Arkansas rock outcrop is turned into a garden paradise
A Letter from Eric Dunn, a People of One Fire member in Arkansas
Dear Friends in the People of One Fire,
Back in December we moved to a different house so I have had to start over with my terrace gardening. I have a rocky hillside to work with along a 12′ cliff.
My rock walls for the terrace are fairly ugly since I hastily used the rocks on location to build the terrace and they are not of the right shape to configure an aesthetically pleasing wall. They are functional for the first year, though.
This year I planted a variety of watermelons, cantaloupes, honeydew melons and banana melons. They are all heirloom varieties. I also planted some heirloom garden berries. I lastly planted over 100 heirloom tomato plants, pumpkins, amaranth, potatoes & okra.
I stated by constructing the rock wall, then raked I lead litter, then I started digging soil and sifted it through a 1/2″ mesh screen to remove the larger gravel. Though the land appeared to have little topsoil and a lot of sandstone boulders, I found that the sandstone rock was relatively soft and weathered/degraded to the point that I was sifting a lot of really sandy soil. I think that the sandstone is fractured in a lot of places. This would explain the 65′ – 70′ tall short leaf pine trees growing out of a really rocky ridge line. Though I started my seeds early, I got my plants in the ground late since it took me a while to complete the terrace.
The melons are doing great. We have had a higher than average rainfall starting since late February. It has not gotten up into the upper 90s here except for the last couple of weeks. Very pleasant summer here in AR. The melons, as expected, are outgrowing the terrace and are extending down the cliff face. It is really interesting to see watermelons setting fruit on the side of the cliff at exactly smaller shelves on the cliff and the melons are perched on these rock shelves. The largest melons are on the side of the cliff face. I am curious if the gravitational force is helping to deposit water from the plant into the melons. Some of the watermelon vines have grown down to the bases of the tomato plants that are in a terrace at the bottom of the cliff.
The tomatoes are doing really good too. I continued my practice of taking a 5′ x 20′ cattle fence panel and cutting them into 3′ x 5′ smaller panels. I use these smaller panels and fasten them into a zig zag patter with t posts. I was able to fit those 100 tomato plants into a 4′ x 40′ terrace. As the tomatoes grow I push the tops through the panel openings such that they grow back and forth upwards through the panel squares and I do not have to tie the plants up to support them. They are supported by the panel fence. The fence also makes a good perch for birds who swoop down to eat the garden pests. I have had some problems with tomato horn worms. I do not use poison, so I check daily and pull the horn worms off and kill them. Some of my tomatoes have reached ~8′ tall as well and are still growing. I did fertilize with organic fertilizer that has lower nitrogen, higher phosphorus & potassium that will tend to help set larger fruits & not just grow vines. I guess the soil had a sufficient enough decomposed matter to provide the extra nitrogen leading to the tall vine growth.
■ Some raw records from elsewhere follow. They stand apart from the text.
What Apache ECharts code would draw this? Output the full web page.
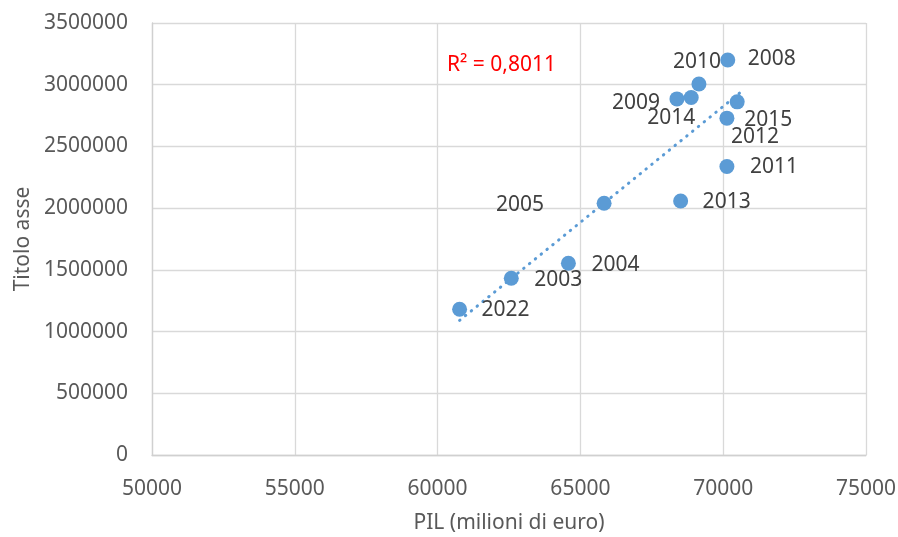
<!DOCTYPE html>
<html>
<head>
<meta charset="utf-8">
<script src="https://cdn.jsdelivr.net/npm/echarts@6/dist/echarts.min.js"></script>
<style>
  html, body { margin: 0; padding: 0; background: #fff; }
  #chart { width: 898px; height: 537px; }
</style>
</head>
<body>
<div id="chart"></div>
<script>
// Anni, PIL (milioni di euro) e valore sull'asse verticale
const anni = ['2003', '2004', '2005', '2008', '2009', '2010', '2011', '2012', '2013', '2014', '2015', '2022'];
const pil = [62580, 64580, 65830, 70160, 68380, 69150, 70130, 70130, 68510, 68880, 70490, 60770];
const valori = [1432000, 1553000, 2040000, 3200000, 2885000, 3006000, 2337000, 2729000, 2058000, 2896000, 2861000, 1181000];
const xTicks = [50000, 55000, 60000, 65000, 70000, 75000];
const yTicks = [0, 500000, 1000000, 1500000, 2000000, 2500000, 3000000, 3500000];
const r2Testo = 'R² = 0,8011';

// Placement of each year's label relative to its point (pixels)
const labelOffsets = {
  '2003': [47, 2], '2004': [47, 2], '2005': [-84, 2], '2008': [44, -1],
  '2009': [-41, 4], '2010': [-2, -22], '2011': [47, 0], '2012': [28, 19],
  '2013': [46, 1], '2014': [-20, 20], '2015': [31, 18], '2022': [46, 1]
};

// Least-squares linear trend, drawn a little past the last point
const trendForward = 200;
const n = pil.length;
const mx = pil.reduce((a, b) => a + b, 0) / n;
const my = valori.reduce((a, b) => a + b, 0) / n;
let sxy = 0, sxx = 0;
for (let i = 0; i < n; i++) {
  sxy += (pil[i] - mx) * (valori[i] - my);
  sxx += (pil[i] - mx) * (pil[i] - mx);
}
const slope = sxy / sxx;
const intercept = my - slope * mx;
const xMin = Math.min(...pil), xMax = Math.max(...pil) + trendForward;
const trend = [[xMin, intercept + slope * xMin], [xMax, intercept + slope * xMax]];

const FONT = 'Noto Sans';
const FS = 21;
const points = pil.map((x, i) => ({
  value: [x, valori[i]],
  label: { offset: labelOffsets[anni[i]] }
}));

const chart = echarts.init(document.getElementById('chart'), null, { renderer: 'canvas' });
chart.setOption({
  animation: false,
  textStyle: { fontFamily: FONT },
  grid: { left: 152, right: 32, top: 23, bottom: 82, containLabel: false, outerBoundsMode: 'none' },
  xAxis: {
    type: 'value', min: xTicks[0], max: xTicks[xTicks.length - 1], interval: 5000,
    name: 'PIL (milioni di euro)', nameLocation: 'middle', nameGap: 58,
    nameTextStyle: { color: '#595959', fontSize: FS, fontFamily: FONT },
    axisLine: { show: true, lineStyle: { color: '#d0d0d0', width: 1.3 } },
    axisTick: { show: false },
    axisLabel: { color: '#595959', fontSize: FS, margin: 24, fontFamily: FONT, formatter: v => String(v) },
    splitLine: { show: true, lineStyle: { color: '#d9d9d9', width: 1.3 } }
  },
  yAxis: {
    type: 'value', min: yTicks[0], max: yTicks[yTicks.length - 1], interval: 500000,
    name: 'Titolo asse', nameLocation: 'middle', nameGap: 118, nameRotate: 90,
    nameTextStyle: { color: '#595959', fontSize: FS, fontFamily: FONT },
    axisLine: { show: true, lineStyle: { color: '#d0d0d0', width: 1.3 } },
    axisTick: { show: false },
    axisLabel: { color: '#595959', fontSize: FS, margin: 24, fontFamily: FONT, formatter: v => String(v) },
    splitLine: { show: true, lineStyle: { color: '#d9d9d9', width: 1.3 } }
  },
  series: [
    {
      type: 'line', data: trend, symbol: 'none', z: 1,
      lineStyle: { color: '#5b9bd5', width: 3, type: [0.5, 7], cap: 'round' }
    },
    {
      type: 'scatter', data: points, symbolSize: 15, z: 3,
      itemStyle: { color: '#5b9bd5', opacity: 1 },
      label: {
        show: true, position: 'inside', align: 'center', verticalAlign: 'middle',
        color: '#404040', fontSize: FS, fontFamily: FONT,
        formatter: p => anni[p.dataIndex]
      }
    }
  ],
  graphic: [{
    type: 'text', left: 447, top: 55,
    style: { text: r2Testo, fill: '#ff0000', fontSize: FS, fontFamily: FONT }
  }]
});
</script>
</body>
</html>
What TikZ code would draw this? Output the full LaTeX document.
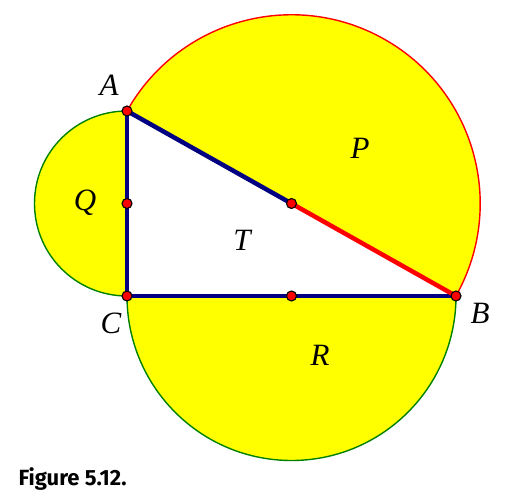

If you like cucumbers, they do really good by growing on the fence panel fence. I did that last year and the cucumbers look great. They just hang down from the fence panels and no pest eat on them. Any of the cucumbers that set on the ground were eaten on by slugs and pill bugs. I have a theory that melons can be grown on a full length fence panel that is bent over to resemble a covered wagon frame. The vines can grow like it is a trellis and the fruits can hang down underneath to make picking really easy, though larger fruits may need to be supported though.
If you wanted to experiment with a panel lattice, I think that one could be constructed from river cane. It would take a little work, but really could work well.
I recently planted some butternut & acorn squash at the bases of my tomatoes. I want to see how they do.
I think that I will also start my corn in seed trays like you did this next year as well. I plan on making more terraces too.
Along with the garden plants, I got some tree seedlings. I bought some native plum, Paw Paws, Douglas Fir, Coastal Redwoods & Sierra Redwoods. I put them all in 3 gallons HDPE pots. My father-in-law had a tree nursery in NE AR and he is in the process of selling out his business and he has been bringing me all kinds of nursery items like those HDPE pots, rolls of irrigation line, irrigation controllers, sprinklers, grafting knives and a bunch more stuff. It’s like some sort of boundless Christmas every time he comes down to visit.
The plums, Paw Paws & coastal Redwoods are doing the best. The coastal Redwoods have grown ~ 2′ since being transplanted from bare root in late January. It is staggering how fast they grow. No wonder that they are the fasting growing tree on the planet. I look forward to planting these trees in the ground in November.